§ DATA EXCERPT
· · · · · · ·

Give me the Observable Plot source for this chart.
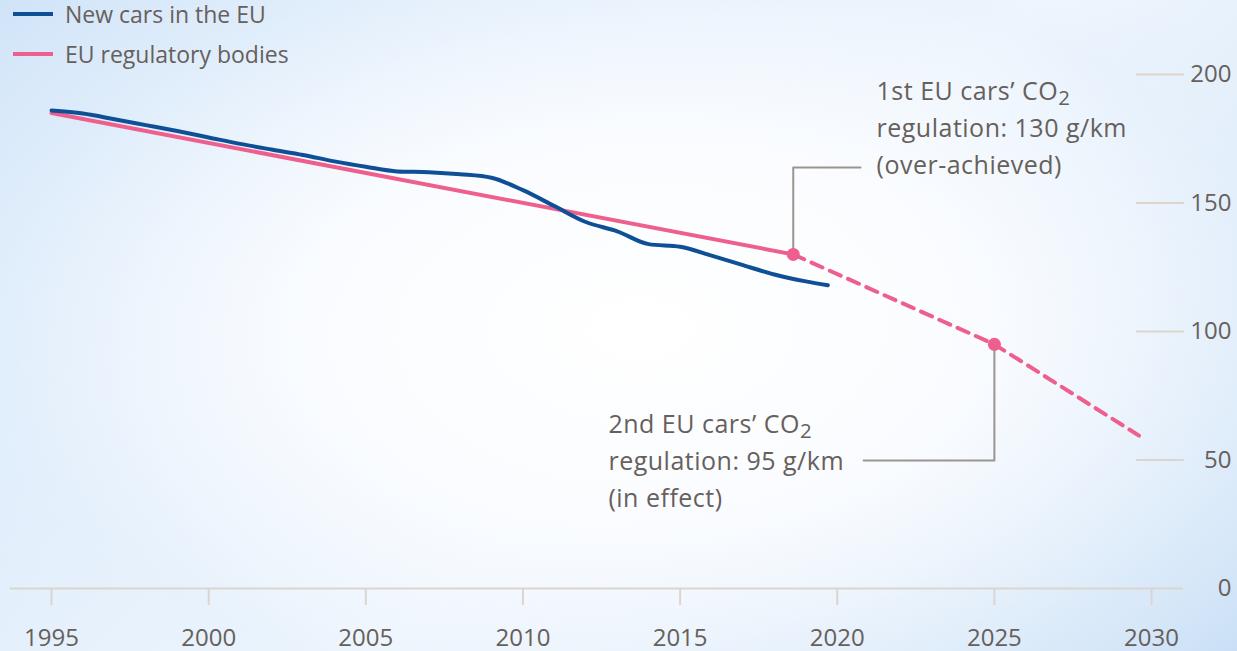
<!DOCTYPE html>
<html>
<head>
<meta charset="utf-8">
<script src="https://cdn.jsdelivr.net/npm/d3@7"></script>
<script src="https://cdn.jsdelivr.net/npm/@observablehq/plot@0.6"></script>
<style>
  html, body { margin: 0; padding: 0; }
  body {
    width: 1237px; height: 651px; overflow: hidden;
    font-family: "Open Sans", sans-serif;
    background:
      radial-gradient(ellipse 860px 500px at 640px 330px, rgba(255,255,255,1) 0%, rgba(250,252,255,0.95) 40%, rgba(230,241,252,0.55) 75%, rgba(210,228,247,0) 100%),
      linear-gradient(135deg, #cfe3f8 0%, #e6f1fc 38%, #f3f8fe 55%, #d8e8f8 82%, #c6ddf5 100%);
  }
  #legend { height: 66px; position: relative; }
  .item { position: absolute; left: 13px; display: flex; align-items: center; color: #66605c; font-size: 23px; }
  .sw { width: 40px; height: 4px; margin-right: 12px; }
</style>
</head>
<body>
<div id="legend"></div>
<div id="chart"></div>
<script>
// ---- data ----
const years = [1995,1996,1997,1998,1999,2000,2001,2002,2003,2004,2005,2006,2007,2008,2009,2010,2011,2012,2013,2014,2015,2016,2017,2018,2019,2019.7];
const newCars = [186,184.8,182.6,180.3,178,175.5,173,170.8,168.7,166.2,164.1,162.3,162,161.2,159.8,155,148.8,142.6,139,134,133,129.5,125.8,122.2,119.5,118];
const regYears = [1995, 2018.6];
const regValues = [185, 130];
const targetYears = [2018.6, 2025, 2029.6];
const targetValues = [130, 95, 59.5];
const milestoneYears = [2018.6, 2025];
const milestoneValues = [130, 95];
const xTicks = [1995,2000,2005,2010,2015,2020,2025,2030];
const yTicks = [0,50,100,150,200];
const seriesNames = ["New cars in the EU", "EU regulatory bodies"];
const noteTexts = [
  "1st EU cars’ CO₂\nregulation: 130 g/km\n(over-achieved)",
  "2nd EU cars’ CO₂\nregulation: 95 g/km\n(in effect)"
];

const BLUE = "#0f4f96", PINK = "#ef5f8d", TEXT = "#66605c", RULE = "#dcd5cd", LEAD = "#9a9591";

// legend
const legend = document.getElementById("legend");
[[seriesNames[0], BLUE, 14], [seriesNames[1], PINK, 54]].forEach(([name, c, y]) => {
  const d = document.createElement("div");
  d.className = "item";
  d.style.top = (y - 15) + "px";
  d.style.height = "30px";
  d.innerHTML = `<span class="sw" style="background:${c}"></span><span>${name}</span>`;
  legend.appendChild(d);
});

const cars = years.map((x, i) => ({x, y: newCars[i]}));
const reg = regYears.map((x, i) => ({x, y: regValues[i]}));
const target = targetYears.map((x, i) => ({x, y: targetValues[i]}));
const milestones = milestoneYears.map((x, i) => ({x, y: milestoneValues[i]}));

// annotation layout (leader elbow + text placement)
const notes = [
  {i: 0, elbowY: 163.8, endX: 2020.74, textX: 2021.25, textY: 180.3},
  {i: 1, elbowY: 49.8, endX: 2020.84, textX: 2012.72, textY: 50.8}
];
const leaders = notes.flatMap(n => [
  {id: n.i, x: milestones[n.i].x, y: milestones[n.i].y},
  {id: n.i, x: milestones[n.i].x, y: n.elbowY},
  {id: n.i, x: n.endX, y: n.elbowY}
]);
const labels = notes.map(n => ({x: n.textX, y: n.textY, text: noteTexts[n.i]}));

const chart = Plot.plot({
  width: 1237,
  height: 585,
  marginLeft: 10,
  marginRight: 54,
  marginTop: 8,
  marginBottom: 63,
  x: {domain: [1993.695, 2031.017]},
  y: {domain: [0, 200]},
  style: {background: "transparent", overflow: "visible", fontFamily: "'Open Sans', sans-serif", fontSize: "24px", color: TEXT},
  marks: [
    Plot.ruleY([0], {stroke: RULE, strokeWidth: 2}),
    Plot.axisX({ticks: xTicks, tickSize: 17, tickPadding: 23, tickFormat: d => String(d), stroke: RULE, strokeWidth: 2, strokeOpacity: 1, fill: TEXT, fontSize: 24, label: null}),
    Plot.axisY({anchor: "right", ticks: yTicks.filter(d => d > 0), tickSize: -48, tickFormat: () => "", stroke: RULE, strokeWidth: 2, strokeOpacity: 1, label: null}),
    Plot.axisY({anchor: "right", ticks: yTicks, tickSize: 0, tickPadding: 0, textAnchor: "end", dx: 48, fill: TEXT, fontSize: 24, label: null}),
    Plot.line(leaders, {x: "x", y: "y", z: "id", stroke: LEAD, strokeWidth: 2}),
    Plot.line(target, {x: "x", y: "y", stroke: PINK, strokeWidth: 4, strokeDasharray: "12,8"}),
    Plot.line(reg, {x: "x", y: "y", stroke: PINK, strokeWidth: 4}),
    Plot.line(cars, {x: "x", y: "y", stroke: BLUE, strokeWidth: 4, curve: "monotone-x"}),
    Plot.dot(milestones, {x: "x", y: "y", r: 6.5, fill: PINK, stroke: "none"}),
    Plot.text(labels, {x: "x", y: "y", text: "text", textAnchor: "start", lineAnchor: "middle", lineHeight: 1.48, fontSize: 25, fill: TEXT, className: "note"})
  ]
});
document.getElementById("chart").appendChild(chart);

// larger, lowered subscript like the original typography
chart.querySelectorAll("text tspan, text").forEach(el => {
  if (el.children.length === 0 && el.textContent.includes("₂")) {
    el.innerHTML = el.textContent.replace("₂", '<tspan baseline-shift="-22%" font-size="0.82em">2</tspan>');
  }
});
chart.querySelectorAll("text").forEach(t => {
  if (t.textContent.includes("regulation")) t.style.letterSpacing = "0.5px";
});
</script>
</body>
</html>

· · · · · · ·

Reproduce every line of the material precisely, omitting its pictures.

Give me the Observable Plot source for this chart.
<!DOCTYPE html>
<html>
<head>
<meta charset="utf-8">
<script src="https://cdn.jsdelivr.net/npm/d3@7"></script>
<script src="https://cdn.jsdelivr.net/npm/@observablehq/plot@0.6"></script>
<style>
  html, body { margin: 0; padding: 0; }
  body {
    width: 1237px; height: 651px; overflow: hidden;
    font-family: "Open Sans", sans-serif;
    background:
      radial-gradient(ellipse 860px 500px at 640px 330px, rgba(255,255,255,1) 0%, rgba(250,252,255,0.95) 40%, rgba(230,241,252,0.55) 75%, rgba(210,228,247,0) 100%),
      linear-gradient(135deg, #cfe3f8 0%, #e6f1fc 38%, #f3f8fe 55%, #d8e8f8 82%, #c6ddf5 100%);
  }
  #legend { height: 66px; position: relative; }
  .item { position: absolute; left: 13px; display: flex; align-items: center; color: #66605c; font-size: 23px; }
  .sw { width: 40px; height: 4px; margin-right: 12px; }
</style>
</head>
<body>
<div id="legend"></div>
<div id="chart"></div>
<script>
// ---- data ----
const years = [1995,1996,1997,1998,1999,2000,2001,2002,2003,2004,2005,2006,2007,2008,2009,2010,2011,2012,2013,2014,2015,2016,2017,2018,2019,2019.7];
const newCars = [186,184.8,182.6,180.3,178,175.5,173,170.8,168.7,166.2,164.1,162.3,162,161.2,159.8,155,148.8,142.6,139,134,133,129.5,125.8,122.2,119.5,118];
const regYears = [1995, 2018.6];
const regValues = [185, 130];
const targetYears = [2018.6, 2025, 2029.6];
const targetValues = [130, 95, 59.5];
const milestoneYears = [2018.6, 2025];
const milestoneValues = [130, 95];
const xTicks = [1995,2000,2005,2010,2015,2020,2025,2030];
const yTicks = [0,50,100,150,200];
const seriesNames = ["New cars in the EU", "EU regulatory bodies"];
const noteTexts = [
  "1st EU cars’ CO₂\nregulation: 130 g/km\n(over-achieved)",
  "2nd EU cars’ CO₂\nregulation: 95 g/km\n(in effect)"
];

const BLUE = "#0f4f96", PINK = "#ef5f8d", TEXT = "#66605c", RULE = "#dcd5cd", LEAD = "#9a9591";

// legend
const legend = document.getElementById("legend");
[[seriesNames[0], BLUE, 14], [seriesNames[1], PINK, 54]].forEach(([name, c, y]) => {
  const d = document.createElement("div");
  d.className = "item";
  d.style.top = (y - 15) + "px";
  d.style.height = "30px";
  d.innerHTML = `<span class="sw" style="background:${c}"></span><span>${name}</span>`;
  legend.appendChild(d);
});

const cars = years.map((x, i) => ({x, y: newCars[i]}));
const reg = regYears.map((x, i) => ({x, y: regValues[i]}));
const target = targetYears.map((x, i) => ({x, y: targetValues[i]}));
const milestones = milestoneYears.map((x, i) => ({x, y: milestoneValues[i]}));

// annotation layout (leader elbow + text placement)
const notes = [
  {i: 0, elbowY: 163.8, endX: 2020.74, textX: 2021.25, textY: 180.3},
  {i: 1, elbowY: 49.8, endX: 2020.84, textX: 2012.72, textY: 50.8}
];
const leaders = notes.flatMap(n => [
  {id: n.i, x: milestones[n.i].x, y: milestones[n.i].y},
  {id: n.i, x: milestones[n.i].x, y: n.elbowY},
  {id: n.i, x: n.endX, y: n.elbowY}
]);
const labels = notes.map(n => ({x: n.textX, y: n.textY, text: noteTexts[n.i]}));

const chart = Plot.plot({
  width: 1237,
  height: 585,
  marginLeft: 10,
  marginRight: 54,
  marginTop: 8,
  marginBottom: 63,
  x: {domain: [1993.695, 2031.017]},
  y: {domain: [0, 200]},
  style: {background: "transparent", overflow: "visible", fontFamily: "'Open Sans', sans-serif", fontSize: "24px", color: TEXT},
  marks: [
    Plot.ruleY([0], {stroke: RULE, strokeWidth: 2}),
    Plot.axisX({ticks: xTicks, tickSize: 17, tickPadding: 23, tickFormat: d => String(d), stroke: RULE, strokeWidth: 2, strokeOpacity: 1, fill: TEXT, fontSize: 24, label: null}),
    Plot.axisY({anchor: "right", ticks: yTicks.filter(d => d > 0), tickSize: -48, tickFormat: () => "", stroke: RULE, strokeWidth: 2, strokeOpacity: 1, label: null}),
    Plot.axisY({anchor: "right", ticks: yTicks, tickSize: 0, tickPadding: 0, textAnchor: "end", dx: 48, fill: TEXT, fontSize: 24, label: null}),
    Plot.line(leaders, {x: "x", y: "y", z: "id", stroke: LEAD, strokeWidth: 2}),
    Plot.line(target, {x: "x", y: "y", stroke: PINK, strokeWidth: 4, strokeDasharray: "12,8"}),
    Plot.line(reg, {x: "x", y: "y", stroke: PINK, strokeWidth: 4}),
    Plot.line(cars, {x: "x", y: "y", stroke: BLUE, strokeWidth: 4, curve: "monotone-x"}),
    Plot.dot(milestones, {x: "x", y: "y", r: 6.5, fill: PINK, stroke: "none"}),
    Plot.text(labels, {x: "x", y: "y", text: "text", textAnchor: "start", lineAnchor: "middle", lineHeight: 1.48, fontSize: 25, fill: TEXT, className: "note"})
  ]
});
document.getElementById("chart").appendChild(chart);

// larger, lowered subscript like the original typography
chart.querySelectorAll("text tspan, text").forEach(el => {
  if (el.children.length === 0 && el.textContent.includes("₂")) {
    el.innerHTML = el.textContent.replace("₂", '<tspan baseline-shift="-22%" font-size="0.82em">2</tspan>');
  }
});
chart.querySelectorAll("text").forEach(t => {
  if (t.textContent.includes("regulation")) t.style.letterSpacing = "0.5px";
});
</script>
</body>
</html>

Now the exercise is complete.